Tuesday, September 18, 2007

Why am I all nervous?

I'm singing tonight at a gallery show opening. I haven't sung in public since I've been here and my mini open mic at my birthday party doesn't really count because those are my friends and they are forced to appreciate the roughness of my unpolished performance. This is different. I'm singing jazz with a bassist and guitarist and there will be real people there. I haven't practiced the songs with the musicians I'll be playing with and I've had a headache all day.

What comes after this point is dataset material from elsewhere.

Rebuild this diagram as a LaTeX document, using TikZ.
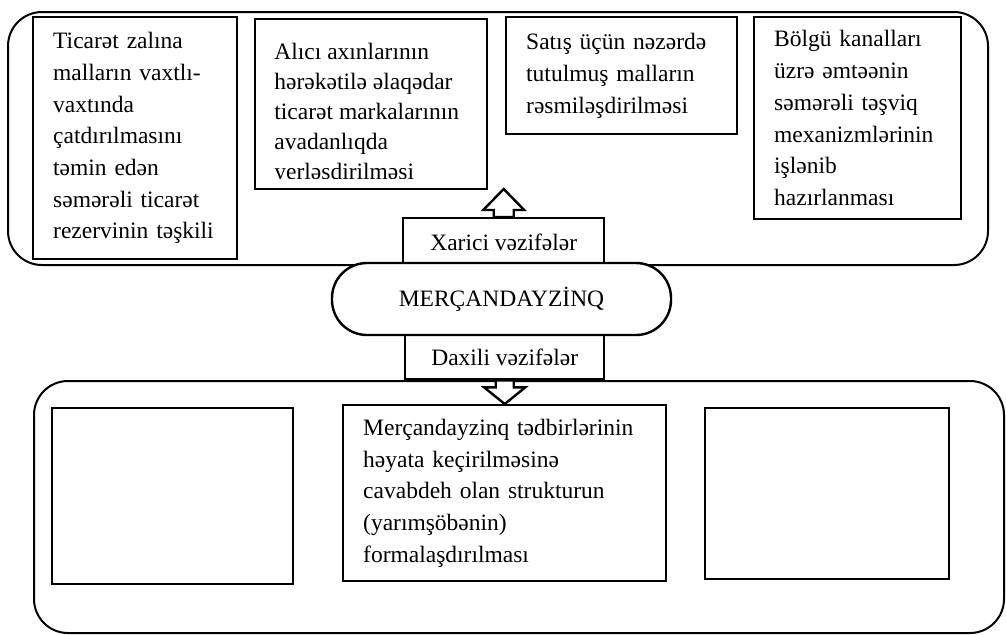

My friend Angie recently took some Ambien to help her sleep and evidently called 6 people in the middle of the night in a drug induced stupor and sang "Somewhere Over the Rainbow" to their voicemail. I don't know if I can get some ambien here, but that doesn't sound like a bad idea. At least I wouldn't have to REALLY remember it all the next day (and I would feel refreshed and relaxed in the morning!) Somehow I don't think the claritin that I've taken today will produce the desired brain melt. sigh. I hope I don't throw up.

3 comments:

lenalou said...

I also hope you didn't throw up, but bar that, I am confident that your audience enjoyed it, with or without a stoned Over the Rainbow performance. How did it go?

Angie said...

You can now hear all the songs I sang on my blog. They are hilarious. Ambien may work, but I am sure you will do wonderfully without it.

Marie said...

Yes -- we must know what happened! I hate cliffhangers.